In terms of comparison with the rest of Iraq, it is clear that politicians in Anbar and Nineveh are struggling in terms of building relationships with their voters. Despite running in the most populous governorate after Baghdad, politicians from Mosul and Anbar mostly fail to make it into the top 15 list of the best vote getters nationally. The five exceptions are Nineveh governor Athil al-Nujayfi of Mutahhidun (40,067 votes), the two top Kurdish politicians in Nineveh (14,218 and 13,672 votes respectively), ex Nineveh governor Ghanem al-Basso (12,716 votes), and Anbar governor Qasim al-Fahdawi (14,503 votes). Additionally, beyond national comparisons, it is clear that for some of these politicians, personal vote numbers that may come across as decent actually look worse when compared with results in the previous local elections of January 2009. This is above all the case with regard to Nineveh governor Nujayfi. Reflecting his party’s stunning loss of more than 300,000 voters since 2009, his own results declined from around 300,000 personal votes to only 40,000. And whereas it is clear that Mutahhidun has done a good job nationally in terms of transforming the original Hadba party in Nineveh of 2009 to the dominant force within the Sunni and secular camp from Basra to Diyala, the reversal of its fortune in Mosul itself may suggest that Athil al-Nujayfi’s governorship of that area may have become something of a liability for his brother Usama’s national ambitions (or, alternatively, that the move towards rapprochement with the Kurds is hurting them more there).
It should be stressed that these negative results do not reflect disinterest in the personal vote option among electorates in Nineveh and Anbar. Unlike the results for the other governorates, IHEC has helpfully calculated total personal votes in these latest results. In Anbar there were 404,218 personal votes whereas the total of approved votes was 414,554, indicating a 98% use of the personal vote. Interestingly, in Nineveh there were 596,603 personal votes whereas the total of approved votes is given as somewhat less, 581,449! This could either indicate that the personal vote numbers fail to eliminate dismissed ballot papers (which would suggest the existence of some deeper problems in IHEC’s final ranking of the candidates) or that IHEC has miscalculated in this particular case. In any case, it seems clear that Anbar and Nineveh voters have used the personal vote amply; it is just that the local politicians are struggling to gain the attention of their electorates.

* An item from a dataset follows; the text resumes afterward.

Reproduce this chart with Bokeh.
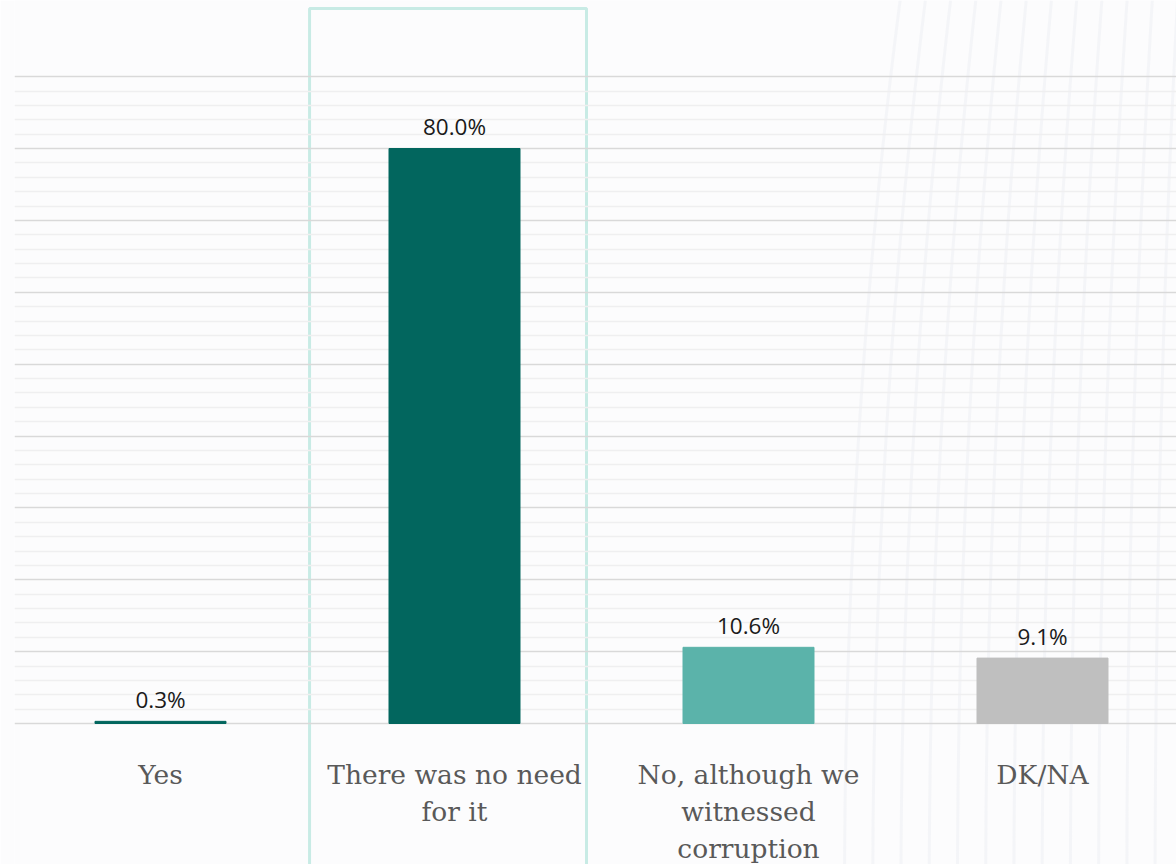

With the extreme fragmentation of the vote, it is not really worth commenting on the coalition forming process pending certification of the final results which is not yet complete (and before which no new local government can be elected). With the large size of these councils (30-40 seats), the absence of any blocs with more than around 25% of the seats and a plethora of small parties with 1-2 seats, predictive efforts will be mostly useless. For Prime Minister Nuri al-Maliki, the decent result of Governor Fahdawi in Anbar may come across as good news, somewhat similar to what happened in Salahaddin (which voted in another governor who is on reasonably good terms with Maliki). For their part, the Nujayfi brothers will have to sort out the contradictions between their attempts to pose as Iraqi nationalists and their increasing closeness to KRG and Turkey in an attempt to stem Maliki’s growing power – a contradiction that will be highlighted by the fact that the Kurds are the biggest seat winners in Nineveh.
At the very least, one can hope that the necessities of building viable local coalitions for the new councils may play a role in preserving a reasonable political climate in Iraq’s northwest. After months of angry protests – some of it in solidarity with anti-Assad forces in Syria – it does seem that local, Iraqi concerns determined the choices of the electorate in the end, and that performance on such concerns will continue to determine the fortunes of the local politicians there in the future.